Página en blanco
Como sucede con la memoria histórica articulada desde el poder, entre los usos bastardos de la historiografía del cine se encuentra el sometimiento a claves emocionales que reaniman obras muertas, necesitadas de una percepción retrógrada del presente para su vigencia. Tales imposturas florecen a medida que aumenta la distancia entre nuestro contexto y el del original del que se alimentan, cuando quedamos a expensas del historiador para salvar el abismo cultural entre ambos periodos. Ello explica la mayor controversia en torno a los achaques políticos de Jean-Luc Godard que a las carencias discursivas de ciertos trabajos anteriores a la II Guerra Mundial, un mundo tan distinto al actual que visiones obsoletas de Eric Von Stroheim (Avaricia / Greed, 1924) o F.W. Murnau (El último / Der letzte Mann, 1924) se pasean por las cotas más altas de la cinefilia, beneficiadas por inferencias críticas acervadas a modo de intertítulos adicionales.
Aun procedente de dicho mundo, Kurutta ippeiji no precisaba de más amparo que el ya imposible del celuloide en que se filmó —se dice haber perdido al menos un tercio—; no obstante, también ha sido objeto de una fascinación historiográfica que la ha encuadrado en el oxímoron de la vanguardia permanente, hacia donde se han encaminado numerosas interpretaciones. Su pretendida adscripción simultánea al surrealismo, al montaje soviético, al expresionismo y a la corriente literaria Shinkankaku habría hecho de Kinugasa el Orson Welles de la época, mérito acaso negado por la pérdida del material hasta su hallazgo por el propio realizador en los años 70. Por si fuera poco, al menos este remontaje subraya un enfoque subjetivo que la hermanaría con La caída de la casa Usher (La chute de la maison Usher, 1928) de Jean Epstein, acentuado por pasajes apenas inteligibles que resisten incólumes en tiempos de Inland Empire (David Lynch, 2006). Semejante pedigrí avant-garde invita a ignorar el hecho de que la película fuera cofinanciada por la major Shochiku en su momento o que, en contra de la que afirman algunas fuentes, la ausencia de rótulos obedeciera al propósito de ser proyectada con narrador (benshi) como era costumbre.

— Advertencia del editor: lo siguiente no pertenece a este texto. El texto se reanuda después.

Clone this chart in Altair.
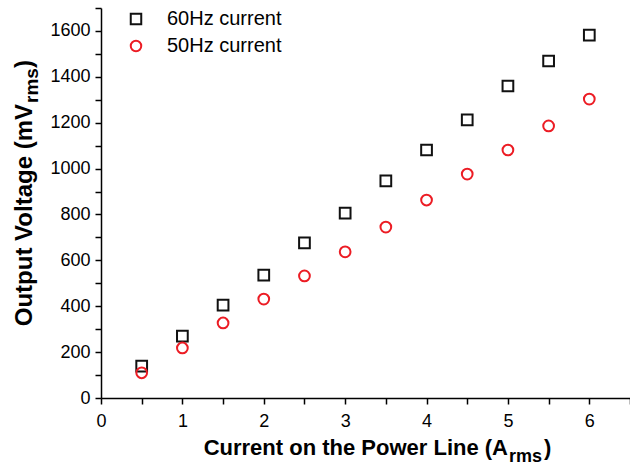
import altair as alt
import pandas as pd

current = [0.5, 1.0, 1.5, 2.0, 2.5, 3.0, 3.5, 4.0, 4.5, 5.0, 5.5, 6.0]
v60 = [139, 270, 405, 536, 676, 806, 946, 1081, 1212, 1360, 1469, 1582]
v50 = [110, 218, 327, 431, 532, 637, 745, 863, 976, 1081, 1186, 1303]
series = ["60Hz current", "50Hz current"]
colors = ["#111111", "#ec1c24"]
shapes = ["square", "circle"]
x_ticks = [i * 0.5 for i in range(14)]
y_ticks = list(range(0, 1701, 100))

df = pd.DataFrame({
    "current": current + current,
    "voltage": v60 + v50,
    "series": [series[0]] * len(current) + [series[1]] * len(current),
})

FONT = "Liberation Sans"

legend = alt.Legend(
    title=None, orient="none", legendX=25, legendY=1, padding=0,
    labelFontSize=20, labelFont=FONT, labelColor="#000000",
    symbolSize=110, symbolStrokeWidth=2, rowPadding=7, labelOffset=21,
)

axis_common = dict(
    title="", grid=False, domainColor="#000000", domainWidth=1.5,
    tickColor="#000000", tickWidth=1.5, tickSize=6,
    labelFont=FONT, labelFontSize=18, labelColor="#000000",
    labelFlush=False, labelOverlap=False,
)

points = alt.Chart(df).mark_point(filled=False, strokeWidth=2, size=115, opacity=1).encode(
    x=alt.X("current:Q",
            scale=alt.Scale(domain=[0, 6.5], nice=False),
            axis=alt.Axis(values=x_ticks,
                          labelExpr="datum.value % 1 == 0 ? format(datum.value, 'd') : ''",
                          labelPadding=8, **axis_common)),
    y=alt.Y("voltage:Q",
            scale=alt.Scale(domain=[0, 1700], nice=False),
            axis=alt.Axis(values=y_ticks,
                          labelExpr="datum.value % 200 == 0 ? format(datum.value, 'd') : ''",
                          labelPadding=5, **axis_common)),
    color=alt.Color("series:N", scale=alt.Scale(domain=series, range=colors), legend=legend),
    shape=alt.Shape("series:N", scale=alt.Scale(domain=series, range=shapes), legend=legend),
)

one = pd.DataFrame({"k": [0]})

def label(text, x, y, size, align, angle=0):
    return alt.Chart(one).mark_text(
        text=text, font=FONT, fontSize=size, fontWeight="bold", color="#000000",
        align=align, baseline="alphabetic", angle=angle,
    ).encode(x=alt.value(x), y=alt.value(y))

x_title = [
    label("Current on the Power Line (A", 407, 447, 22, "right"),
    label("rms", 408, 454, 18, "left"),
    label(")", 443, 447, 22, "left"),
]
y_title = [
    label("Output Voltage (mV", -69, 96, 24, "right", 270),
    label("rms", -63, 95, 19, "left", 270),
    label(")", -69, 60, 24, "left", 270),
]

chart = alt.layer(points, *x_title, *y_title).properties(
    width=529, height=390,
    padding={"left": 101, "top": 8, "right": 0, "bottom": 67},
    autosize="none",
).configure_view(stroke=None)

chart.save("out.html", embed_options={"renderer": "svg", "actions": False})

Este último dato debería convencernos para desarmarse de criterios prestados y mirar a la obra frente a frente como espectadores, abstrayéndonos de sus cualidades museísticas. A pesar de las apariencias, ya desde su argumento —un celador que lucha por recuperar a su mujer, encerrada en el manicomio donde trabaja— percibimos un fime a contracorriente de la nación moderna, aquella que en los años 20 alumbró la clase media y el modelo de salary man en Japón, ambos desterrados desde el mismo guión de Yasunari Kawabata. Mediante técnicas basadas en la subjetivización del espacio a través del encuadre, el ritmo y la repetición de los planos (aludiríamos a La madre (Mat, 1926) de Vsevolod Pudovkin de no haberse estrenado ese mismo año) o la intersección de varios niveles de realidad, la película se alinea con Sucker Punch (Zack Snyder, 2011) en la búsqueda de una representación responsable de la locura, necesariamente opuesta a enunciados artísticos al servicio de las ideologías colectivistas en boga, las de entonces y las de hoy.
El valor añadido de Kurutta ippeiji radica en que, a falta de un sustrato posmoderno al que aferrarse, unge a sus criaturas de una dimensión espiritual atávica que actúa de cortafuegos ante el inhóspito Nuevo Mundo, simbolizada por.las máscaras de Noh que portan en el clímax. Evocando raíces ancestrales, la obra entonaba un clamor por los seres humanos a la zaga del progreso, y reclamaba para ellos una página en blanco de la Historia al margen de las grandes transformaciones socioeconómicas. Avanzadas éstas, las páginas de locura en nuestros días se reescriben sobre las ya existentes en los cenotafios de la memoria, y todos, absolutamente todos, estamos incluidos.